→ **Material provided**
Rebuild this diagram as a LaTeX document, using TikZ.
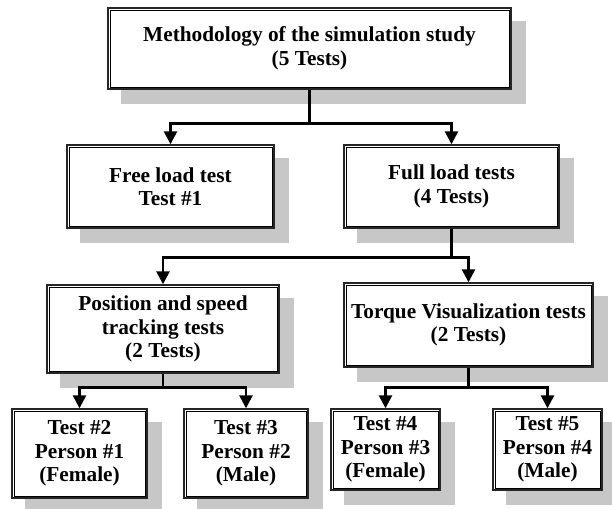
\documentclass[tikz,border=0pt]{standalone}
\usepackage{fontspec}
\setmainfont{Liberation Serif}
\usetikzlibrary{arrows.meta,backgrounds}

\begin{document}
\begin{tikzpicture}[
  x=1pt, y=-1pt,
  box/.style={rectangle, draw=black!85, line width=1.4pt, fill=white,
    align=center, inner sep=0pt,
    font=\fontsize{21.3}{23.5}\selectfont\bfseries},
  arr/.style={-{Triangle[width=13pt,length=13pt]}, line width=2.6pt}
]
\useasboundingbox (0,0) rectangle (612,508);

% level 1
\node[box, minimum width=403pt, minimum height=81pt] (study) at (309.5,48.5)
  {Methodology of the simulation study\\(5 Tests)};

% level 2
\node[box, minimum width=207pt, minimum height=83pt] (free) at (170.5,186.5)
  {Free load test\\Test \#1};
\node[box, minimum width=215pt, minimum height=83pt] (full) at (451.5,186.5)
  {Full load tests\\(4 Tests)};

% level 3
\node[box, minimum width=232pt, minimum height=88pt] (track) at (163,329)
  {Position and speed\\tracking tests\\(2 Tests)};
\node[box, minimum width=249pt, minimum height=84pt] (torque) at (468.5,325)
  {Torque Visualization tests\\(2 Tests)};

% level 4
\node[box, minimum width=135pt, minimum height=89pt] (testb) at (79.5,453.5)
  {Test \#2\\Person \#1\\(Female)};
\node[box, minimum width=124pt, minimum height=89pt] (testc) at (246,453.5)
  {Test \#3\\Person \#2\\(Male)};
\node[box, minimum width=109pt, minimum height=81pt] (testd) at (385.5,449.5)
  {Test \#4\\Person \#3\\(Female)};
\node[box, minimum width=109pt, minimum height=81pt] (teste) at (547.5,449.5)
  {Test \#5\\Person \#4\\(Male)};

% inner frame line and grey shadow of every box
\foreach \b in {study,free,full,track,torque,testb,testc,testd,teste}
  \draw[line width=0.6pt] ([shift={(2.6,2.6)}]\b.north west) rectangle ([shift={(-2.6,-2.6)}]\b.south east);
\begin{scope}[on background layer]
\foreach \b in {study,free,full,track,torque,testb,testc,testd,teste}
  \fill[black!22] ([shift={(14,14)}]\b.north west) rectangle ([shift={(14,14)}]\b.south east);
\end{scope}

% connectors
\draw[line width=2.6pt] (study.south) -- ++(0,34) coordinate (splita);
\draw[arr] (splita) -| (free.north);
\draw[arr] (splita) -| (full.north);

\draw[line width=2.6pt] (full.south) -- ++(0,29) coordinate (splitb);
\draw[arr] (splitb) -| (track.north);
\draw[arr] (splitb) -| (torque.north);

\draw[line width=2.6pt] (track.south) -- ++(0,14) coordinate (splitc);
\draw[arr] (splitc) -| (testb.north);
\draw[arr] (splitc) -| (testc.north);

\draw[line width=2.6pt] (torque.south) -- ++(0,20) coordinate (splitd);
\draw[arr] (splitd) -| (testd.north);
\draw[arr] (splitd) -| (teste.north);
\end{tikzpicture}
\end{document}
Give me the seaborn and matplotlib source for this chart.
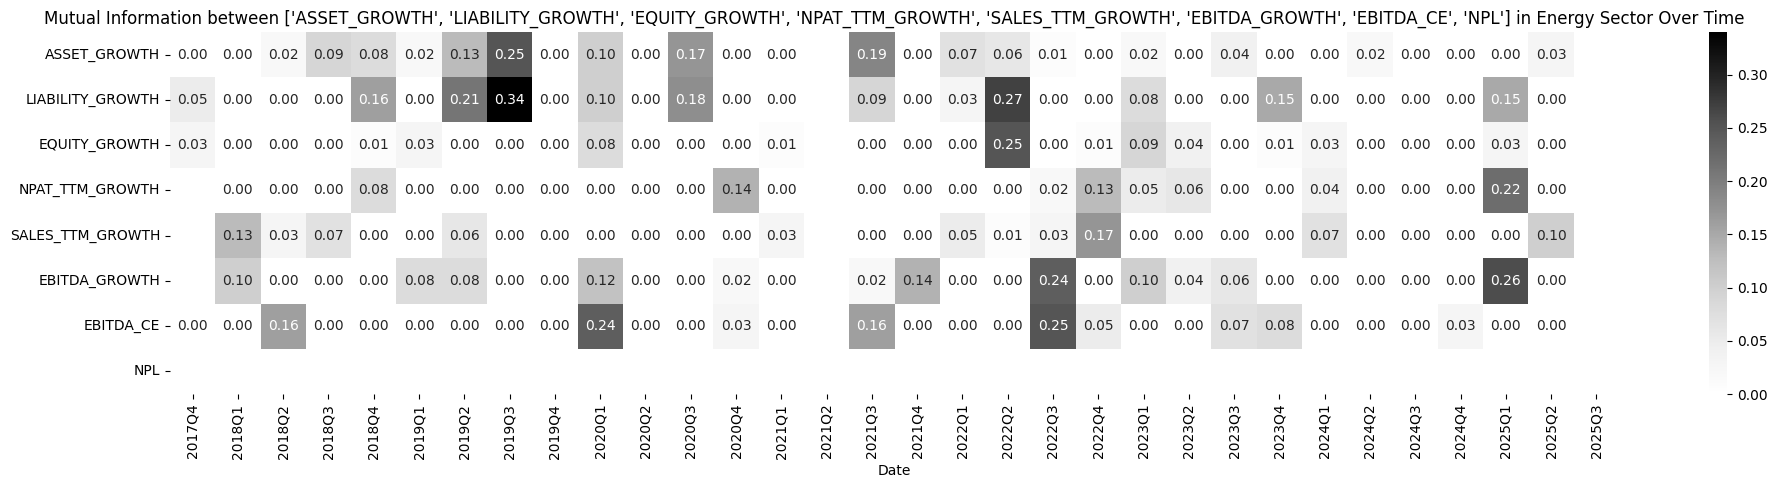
import numpy as np
import pandas as pd
import matplotlib
matplotlib.use("Agg")
import matplotlib.pyplot as plt
import seaborn as sns

# Признаки (строки) и кварталы (столбцы)
features = ['ASSET_GROWTH', 'LIABILITY_GROWTH', 'EQUITY_GROWTH', 'NPAT_TTM_GROWTH',
            'SALES_TTM_GROWTH', 'EBITDA_GROWTH', 'EBITDA_CE', 'NPL']

dates = ['2017Q4'] + [f'{y}Q{q}' for y in range(2018, 2025) for q in range(1, 5)] + \
        ['2025Q1', '2025Q2', '2025Q3']

nan = np.nan

asset_growth = [0.00, 0.00, 0.02, 0.09, 0.08, 0.02, 0.13, 0.25, 0.00, 0.10, 0.00, 0.17, 0.00, 0.00, nan,
                0.19, 0.00, 0.07, 0.06, 0.01, 0.00, 0.02, 0.00, 0.04, 0.00, 0.00, 0.02, 0.00, 0.00,
                0.00, 0.03, nan]
liability_growth = [0.05, 0.00, 0.00, 0.00, 0.16, 0.00, 0.21, 0.34, 0.00, 0.10, 0.00, 0.18, 0.00, 0.00, nan,
                    0.09, 0.00, 0.03, 0.27, 0.00, 0.00, 0.08, 0.00, 0.00, 0.15, 0.00, 0.00, 0.00, 0.00,
                    0.15, 0.00, nan]
equity_growth = [0.03, 0.00, 0.00, 0.00, 0.01, 0.03, 0.00, 0.00, 0.00, 0.08, 0.00, 0.00, 0.00, 0.01, nan,
                 0.00, 0.00, 0.00, 0.25, 0.00, 0.01, 0.09, 0.04, 0.00, 0.01, 0.03, 0.00, 0.00, 0.00,
                 0.03, 0.00, nan]
npat_ttm_growth = [nan, 0.00, 0.00, 0.00, 0.08, 0.00, 0.00, 0.00, 0.00, 0.00, 0.00, 0.00, 0.14, 0.00, nan,
                   0.00, 0.00, 0.00, 0.00, 0.02, 0.13, 0.05, 0.06, 0.00, 0.00, 0.04, 0.00, 0.00, 0.00,
                   0.22, 0.00, nan]
sales_ttm_growth = [nan, 0.13, 0.03, 0.07, 0.00, 0.00, 0.06, 0.00, 0.00, 0.00, 0.00, 0.00, 0.00, 0.03, nan,
                    0.00, 0.00, 0.05, 0.01, 0.03, 0.17, 0.00, 0.00, 0.00, 0.00, 0.07, 0.00, 0.00, 0.00,
                    0.00, 0.10, nan]
ebitda_growth = [nan, 0.10, 0.00, 0.00, 0.00, 0.08, 0.08, 0.00, 0.00, 0.12, 0.00, 0.00, 0.02, 0.00, nan,
                 0.02, 0.14, 0.00, 0.00, 0.24, 0.00, 0.10, 0.04, 0.06, 0.00, 0.00, 0.00, 0.00, 0.00,
                 0.26, 0.00, nan]
ebitda_ce = [0.00, 0.00, 0.16, 0.00, 0.00, 0.00, 0.00, 0.00, 0.00, 0.24, 0.00, 0.00, 0.03, 0.00, nan,
             0.16, 0.00, 0.00, 0.00, 0.25, 0.05, 0.00, 0.00, 0.07, 0.08, 0.00, 0.00, 0.00, 0.03,
             0.00, 0.00, nan]
npl = [nan] * len(dates)

rows = [asset_growth, liability_growth, equity_growth, npat_ttm_growth,
        sales_ttm_growth, ebitda_growth, ebitda_ce, npl]

df = pd.DataFrame(rows, index=features, columns=dates)
df.columns.name = 'Date'

W, H = 1777, 490
fig = plt.figure(figsize=(W / 100, H / 100), dpi=100)
# Положение осей в пикселях, как на исходной картинке
ax = fig.add_axes([170 / W, 1 - 394 / H, (1619 - 170) / W, (394 - 32) / H])
cax = fig.add_axes([1709 / W, 1 - 394 / H, 18 / W, (394 - 32) / H])

sns.heatmap(df, annot=True, fmt='.2f', cmap='Greys', ax=ax, cbar_ax=cax)
ax.set_title(f"Mutual Information between {features} in Energy Sector Over Time")
ax.set_xlabel('Date')
ax.set_ylabel('')
fig.savefig('out.png', dpi=100)
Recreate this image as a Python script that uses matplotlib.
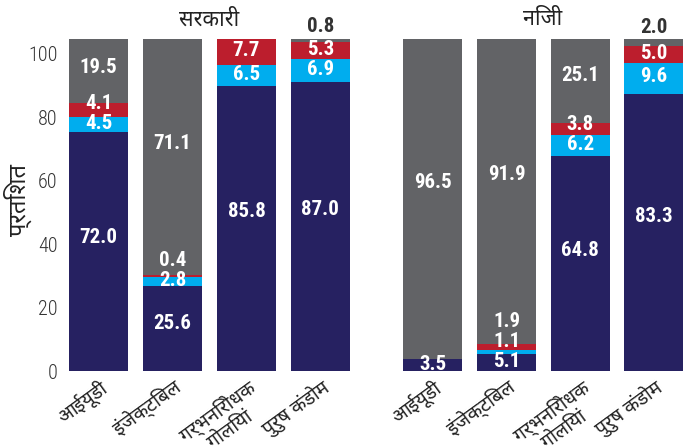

→ **Written instruction**
Every line of the data above should be quoted exactly. Omit the pictures.

→ **The result**
Rebuild this diagram as a LaTeX document, using TikZ.
\documentclass[tikz,border=0pt]{standalone}
\usepackage{fontspec}
\setmainfont{Liberation Serif}
\usetikzlibrary{arrows.meta,backgrounds}

\begin{document}
\begin{tikzpicture}[
  x=1pt, y=-1pt,
  box/.style={rectangle, draw=black!85, line width=1.4pt, fill=white,
    align=center, inner sep=0pt,
    font=\fontsize{21.3}{23.5}\selectfont\bfseries},
  arr/.style={-{Triangle[width=13pt,length=13pt]}, line width=2.6pt}
]
\useasboundingbox (0,0) rectangle (612,508);

% level 1
\node[box, minimum width=403pt, minimum height=81pt] (study) at (309.5,48.5)
  {Methodology of the simulation study\\(5 Tests)};

% level 2
\node[box, minimum width=207pt, minimum height=83pt] (free) at (170.5,186.5)
  {Free load test\\Test \#1};
\node[box, minimum width=215pt, minimum height=83pt] (full) at (451.5,186.5)
  {Full load tests\\(4 Tests)};

% level 3
\node[box, minimum width=232pt, minimum height=88pt] (track) at (163,329)
  {Position and speed\\tracking tests\\(2 Tests)};
\node[box, minimum width=249pt, minimum height=84pt] (torque) at (468.5,325)
  {Torque Visualization tests\\(2 Tests)};

% level 4
\node[box, minimum width=135pt, minimum height=89pt] (testb) at (79.5,453.5)
  {Test \#2\\Person \#1\\(Female)};
\node[box, minimum width=124pt, minimum height=89pt] (testc) at (246,453.5)
  {Test \#3\\Person \#2\\(Male)};
\node[box, minimum width=109pt, minimum height=81pt] (testd) at (385.5,449.5)
  {Test \#4\\Person \#3\\(Female)};
\node[box, minimum width=109pt, minimum height=81pt] (teste) at (547.5,449.5)
  {Test \#5\\Person \#4\\(Male)};

% inner frame line and grey shadow of every box
\foreach \b in {study,free,full,track,torque,testb,testc,testd,teste}
  \draw[line width=0.6pt] ([shift={(2.6,2.6)}]\b.north west) rectangle ([shift={(-2.6,-2.6)}]\b.south east);
\begin{scope}[on background layer]
\foreach \b in {study,free,full,track,torque,testb,testc,testd,teste}
  \fill[black!22] ([shift={(14,14)}]\b.north west) rectangle ([shift={(14,14)}]\b.south east);
\end{scope}

% connectors
\draw[line width=2.6pt] (study.south) -- ++(0,34) coordinate (splita);
\draw[arr] (splita) -| (free.north);
\draw[arr] (splita) -| (full.north);

\draw[line width=2.6pt] (full.south) -- ++(0,29) coordinate (splitb);
\draw[arr] (splitb) -| (track.north);
\draw[arr] (splitb) -| (torque.north);

\draw[line width=2.6pt] (track.south) -- ++(0,14) coordinate (splitc);
\draw[arr] (splitc) -| (testb.north);
\draw[arr] (splitc) -| (testc.north);

\draw[line width=2.6pt] (torque.south) -- ++(0,20) coordinate (splitd);
\draw[arr] (splitd) -| (testd.north);
\draw[arr] (splitd) -| (teste.north);
\end{tikzpicture}
\end{document}
Give me the seaborn and matplotlib source for this chart.
import numpy as np
import pandas as pd
import matplotlib
matplotlib.use("Agg")
import matplotlib.pyplot as plt
import seaborn as sns

# Признаки (строки) и кварталы (столбцы)
features = ['ASSET_GROWTH', 'LIABILITY_GROWTH', 'EQUITY_GROWTH', 'NPAT_TTM_GROWTH',
            'SALES_TTM_GROWTH', 'EBITDA_GROWTH', 'EBITDA_CE', 'NPL']

dates = ['2017Q4'] + [f'{y}Q{q}' for y in range(2018, 2025) for q in range(1, 5)] + \
        ['2025Q1', '2025Q2', '2025Q3']

nan = np.nan

asset_growth = [0.00, 0.00, 0.02, 0.09, 0.08, 0.02, 0.13, 0.25, 0.00, 0.10, 0.00, 0.17, 0.00, 0.00, nan,
                0.19, 0.00, 0.07, 0.06, 0.01, 0.00, 0.02, 0.00, 0.04, 0.00, 0.00, 0.02, 0.00, 0.00,
                0.00, 0.03, nan]
liability_growth = [0.05, 0.00, 0.00, 0.00, 0.16, 0.00, 0.21, 0.34, 0.00, 0.10, 0.00, 0.18, 0.00, 0.00, nan,
                    0.09, 0.00, 0.03, 0.27, 0.00, 0.00, 0.08, 0.00, 0.00, 0.15, 0.00, 0.00, 0.00, 0.00,
                    0.15, 0.00, nan]
equity_growth = [0.03, 0.00, 0.00, 0.00, 0.01, 0.03, 0.00, 0.00, 0.00, 0.08, 0.00, 0.00, 0.00, 0.01, nan,
                 0.00, 0.00, 0.00, 0.25, 0.00, 0.01, 0.09, 0.04, 0.00, 0.01, 0.03, 0.00, 0.00, 0.00,
                 0.03, 0.00, nan]
npat_ttm_growth = [nan, 0.00, 0.00, 0.00, 0.08, 0.00, 0.00, 0.00, 0.00, 0.00, 0.00, 0.00, 0.14, 0.00, nan,
                   0.00, 0.00, 0.00, 0.00, 0.02, 0.13, 0.05, 0.06, 0.00, 0.00, 0.04, 0.00, 0.00, 0.00,
                   0.22, 0.00, nan]
sales_ttm_growth = [nan, 0.13, 0.03, 0.07, 0.00, 0.00, 0.06, 0.00, 0.00, 0.00, 0.00, 0.00, 0.00, 0.03, nan,
                    0.00, 0.00, 0.05, 0.01, 0.03, 0.17, 0.00, 0.00, 0.00, 0.00, 0.07, 0.00, 0.00, 0.00,
                    0.00, 0.10, nan]
ebitda_growth = [nan, 0.10, 0.00, 0.00, 0.00, 0.08, 0.08, 0.00, 0.00, 0.12, 0.00, 0.00, 0.02, 0.00, nan,
                 0.02, 0.14, 0.00, 0.00, 0.24, 0.00, 0.10, 0.04, 0.06, 0.00, 0.00, 0.00, 0.00, 0.00,
                 0.26, 0.00, nan]
ebitda_ce = [0.00, 0.00, 0.16, 0.00, 0.00, 0.00, 0.00, 0.00, 0.00, 0.24, 0.00, 0.00, 0.03, 0.00, nan,
             0.16, 0.00, 0.00, 0.00, 0.25, 0.05, 0.00, 0.00, 0.07, 0.08, 0.00, 0.00, 0.00, 0.03,
             0.00, 0.00, nan]
npl = [nan] * len(dates)

rows = [asset_growth, liability_growth, equity_growth, npat_ttm_growth,
        sales_ttm_growth, ebitda_growth, ebitda_ce, npl]

df = pd.DataFrame(rows, index=features, columns=dates)
df.columns.name = 'Date'

W, H = 1777, 490
fig = plt.figure(figsize=(W / 100, H / 100), dpi=100)
# Положение осей в пикселях, как на исходной картинке
ax = fig.add_axes([170 / W, 1 - 394 / H, (1619 - 170) / W, (394 - 32) / H])
cax = fig.add_axes([1709 / W, 1 - 394 / H, 18 / W, (394 - 32) / H])

sns.heatmap(df, annot=True, fmt='.2f', cmap='Greys', ax=ax, cbar_ax=cax)
ax.set_title(f"Mutual Information between {features} in Energy Sector Over Time")
ax.set_xlabel('Date')
ax.set_ylabel('')
fig.savefig('out.png', dpi=100)
Recreate this image as a Python script that uses matplotlib.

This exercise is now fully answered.